Los Angeles Times: Phillip R. Nicholson Dies At 79; Lawyer Navigated L.A.'s Real Estate World
A commercial real estate development in Pasadena was beset by costly delays, and a major investor in the project -- a prominent TV producer -- was fed up, hiring a high-priced New York attorney to wrest control from the developer.
A meeting was called. Phillip R. Nicholson, one of the senior attorneys for the developer, had a simple strategy: Just listen to what the New York lawyer said. Don’t argue. When the lawyer finished with a string of harsh demands, Nicholson asked for time to think it over.
At the office later, Nicholson directed attorney Mario Camara to look up a particular section in the California penal code. He then asked Camara to draft a letter to the New York lawyer citing that section -- and pointing out that extortion was illegal in California.

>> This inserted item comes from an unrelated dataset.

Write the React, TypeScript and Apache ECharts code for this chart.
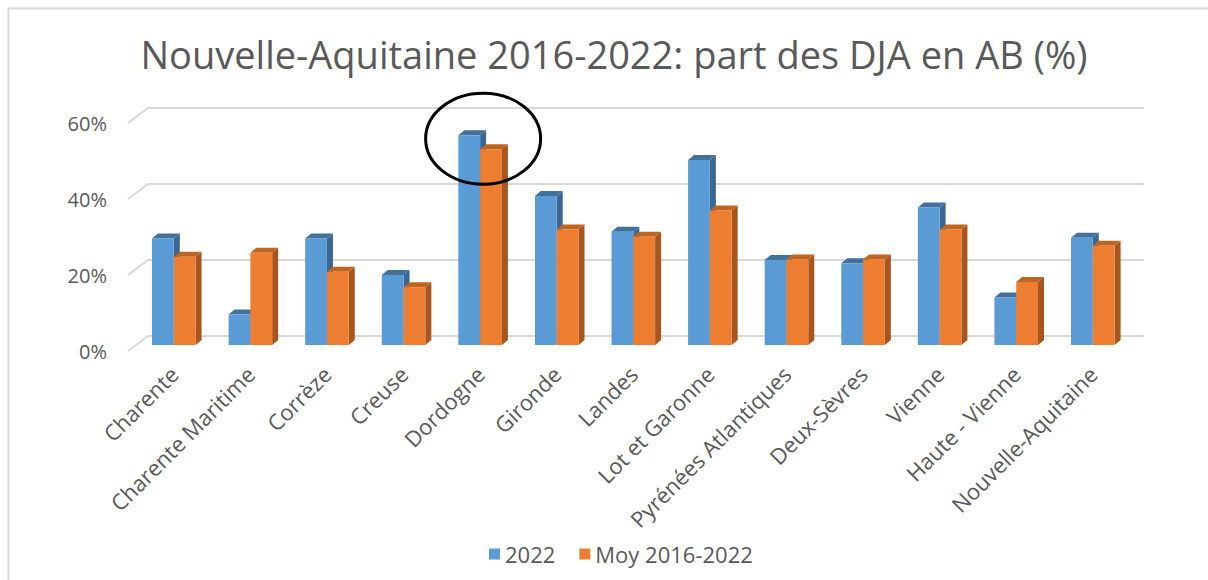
import React, { useEffect, useRef } from "react";
import * as echarts from "echarts";

const titleText = "Nouvelle-Aquitaine 2016-2022: part des DJA en AB (%)";
const categories = [
  "Charente",
  "Charente Maritime",
  "Corrèze",
  "Creuse",
  "Dordogne",
  "Gironde",
  "Landes",
  "Lot et Garonne",
  "Pyrénées Atlantiques",
  "Deux-Sèvres",
  "Vienne",
  "Haute - Vienne",
  "Nouvelle-Aquitaine",
];
const values2022 = [28, 8, 28, 18.4, 55.2, 39.2, 29.8, 48.7, 22.4, 21.5, 36.2, 12.5, 28.2];
const valuesMoy = [23.2, 24.3, 19.3, 15.2, 51.5, 30.4, 28.5, 35.4, 22.5, 22.5, 30.4, 16.6, 26.1];
const seriesNames = ["2022", "Moy 2016-2022"];
const yTicks = [0, 20, 40, 60];
const highlightIndex = 4;
const highlightValue = 54.3;

const FONT = "Open Sans";
const GRAY = "#595959";
const palettes = [
  { front: "#5B9BD5", top: "#41719C", side: "#3A6892" },
  { front: "#ED7D31", top: "#C0651F", side: "#A85620" },
];

function barSeries(name: string, values: number[], s: number) {
  const pal = palettes[s];
  return {
    type: "custom",
    name,
    xAxisIndex: 1,
    yAxisIndex: 1,
    z: 3,
    itemStyle: { color: pal.front },
    encode: { x: 0, y: 1 },
    data: values.map((v, i) => [i, v]),
    renderItem: (params: any, api: any) => {
      const idx = api.value(0);
      const val = api.value(1);
      const base = api.coord([idx, 0]);
      const top = api.coord([idx, val]);
      const band = api.size([1, 0])[0];
      const bw = band * 0.2846;
      const x0 = base[0] - bw + s * bw;
      const x1 = x0 + bw;
      const dx = 6;
      const dy = -5;
      const yt = top[1];
      const yb = base[1];
      return {
        type: "group",
        children: [
          {
            type: "polygon",
            shape: { points: [[x1, yt], [x1 + dx, yt + dy], [x1 + dx, yb + dy], [x1, yb]] },
            style: { fill: pal.side },
          },
          {
            type: "polygon",
            shape: { points: [[x0, yt], [x1, yt], [x1 + dx, yt + dy], [x0 + dx, yt + dy]] },
            style: { fill: pal.top },
          },
          {
            type: "rect",
            shape: { x: x0, y: yt, width: bw, height: yb - yt },
            style: { fill: pal.front },
          },
        ],
      };
    },
  };
}

export default function App() {
  const ref = useRef<HTMLDivElement>(null);
  useEffect(() => {
    if (!ref.current) return;
    const chart = echarts.init(ref.current, null, { renderer: "svg" });
    const option: any = {
      animation: false,
      textStyle: { fontFamily: FONT },
      title: {
        text: titleText,
        left: 609,
        textAlign: "center",
        top: 30,
        textStyle: { fontSize: 38, fontWeight: "normal", color: GRAY, fontFamily: FONT },
      },
      legend: {
        left: 484,
        top: 538,
        itemWidth: 11,
        itemHeight: 11,
        itemGap: 24,
        icon: "rect",
        data: seriesNames,
        textStyle: { fontSize: 22, color: GRAY, fontFamily: FONT },
      },
      grid: [
        { left: 128, top: 123, width: 995.6, height: 228 },
        { left: 135.5, top: 117, width: 995.6, height: 228 },
      ],
      xAxis: [
        { type: "category", gridIndex: 0, data: categories, show: false },
        {
          type: "category",
          gridIndex: 1,
          data: categories,
          axisLine: { show: false },
          axisTick: { show: false },
          splitLine: { show: false },
          axisLabel: { rotate: 45, interval: 0, margin: 25, fontSize: 22, color: GRAY, fontFamily: FONT },
        },
      ],
      yAxis: [
        {
          type: "value",
          gridIndex: 0,
          min: 0,
          max: 60,
          interval: 20,
          axisLabel: { formatter: "{value}%", margin: 21, fontSize: 20, color: GRAY, fontFamily: FONT },
          splitLine: { show: false },
          axisLine: { show: false },
          axisTick: { show: false },
        },
        { type: "value", gridIndex: 1, min: 0, max: 60, interval: 20, show: false, splitLine: { show: false } },
      ],
      series: [
        {
          type: "custom",
          name: "_grid",
          xAxisIndex: 0,
          yAxisIndex: 0,
          z: 1,
          silent: true,
          data: yTicks.map((v) => [0, v]),
          encode: { x: 0, y: 1 },
          renderItem: (params: any, api: any) => {
            const y = api.coord([0, api.value(1)])[1];
            const cs = params.coordSys;
            const xa = cs.x;
            const xb = cs.x + cs.width;
            return {
              type: "polyline",
              shape: { points: [[xa, y], [xa + 20, y - 15], [xb + 20, y - 15]] },
              style: { stroke: "#d9d9d9", lineWidth: 2, fill: null },
            };
          },
        },
        barSeries(seriesNames[0], values2022, 0),
        barSeries(seriesNames[1], valuesMoy, 1),
      ],
    };
    chart.setOption(option);
    const p = chart.convertToPixel({ gridIndex: 1 } as any, [highlightIndex, highlightValue]) as number[];
    chart.setOption({
      graphic: [
        { type: "line", shape: { x1: 8, y1: 8.5, x2: 1208, y2: 8.5 }, style: { stroke: "#d9d9d9", lineWidth: 2 } },
        { type: "line", shape: { x1: 8.5, y1: 8, x2: 8.5, y2: 580 }, style: { stroke: "#d9d9d9", lineWidth: 2 } },
        {
          type: "ellipse",
          z: 100,
          shape: { cx: p[0] + 3, cy: p[1], rx: 57.5, ry: 45.5 },
          style: { stroke: "#000", lineWidth: 3, fill: null },
        },
      ],
    });
    return () => chart.dispose();
  }, []);
  return (
    <div
      ref={ref}
      style={{ position: "fixed", left: 0, top: 0, width: 1208, height: 580, background: "#fff" }}
    />
  );
}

The threats went away, Camara said. The episode, which occurred three decades ago, was just one of many examples of how Nicholson helped his colleagues navigate the thorniest of legal thickets, he said.
Nicholson, 79, died Monday at his Pacific Palisades home after a long illness. He was a founding partner of Cox, Castle & Nicholson, a prominent Century City-based law firm specializing in real estate.
His clients included Southern California developers Rob Maguire and the late Ray Watt. Nicholson also served on the board of the Los Angeles County Economic Development Corp. and held board positions with both the USC Lusk Center Real Estate Program and UCLA’s center for Real Estate and Finance.
Born Dec. 17, 1935, in Ottumwa, Iowa, Nicholson grew up in the South Bay. As a 12-year-old, he suffered a partial amputation of his foot after accepting a dare to climb an oil derrick and then suffering an injury. It took hours for help to arrive, leading a local paper to tell the story with the headline, “The Bravest Little Boy in the World,” recalled Jennifer Nicholson Salke, one of his four daughters.
The injury took the steam out of a budding athletic career, but Salke said her father used the money he received in a settlement after the injury to buy a saxophone -- leading to a high school dance band and a lifelong avocation.
Salke, the president of NBC Entertainment, said she learned valuable lessons from her father that have served her well in her career.
“He was always calm in the center of the storm,” she recalled. “In real estate, there are a lot of big personalities -- just as there are in our business. He always maintained this calm, centered presence -- and I’ve tried to do the same.”
Nicholson earned his law degree at USC and co-founded the firm that bears his name in 1968.
“He was way ahead of his time in his view of what a law firm should be,” said Camara, a partner at the firm. “At the time, the typical law firm was far too hierarchical. The bureaucracy and the pecking order got in the way of client service. He thought lawyers were far too often focused on monetary awards and not client success.”
Nicholson’s solution, Camara said, was to spread management responsibilities around and to give younger lawyers as much responsibility as they could handle.
The lawyer was so beloved by his colleagues, he added, that the firm’s partners gave him a prized Harley-Davidson motorcycle as a 65th birthday present. “That was something we did out of our hearts, because he did so much for us.”
Nicholson is survived by his wife of 55 years, Joan, and his sister, Lois Nicholson. In addition to Jennifer Salke, Nicholson had three other daughters: Jill Nicholson Samuel, Lauren Nicholson and Amy Nicholson Zimmerman.
Maguire, whose list of developments include the Wells Fargo Center and the Gas Co. Tower in downtown Los Angeles, said Nicholson shares some credit for today’s Los Angeles skyline.
“He was very imaginative and creative, and we were always doing unusual deals,” Maguire said. “He was much more than just a lawyer. We were doing some very big transactions, and he was a full participant.”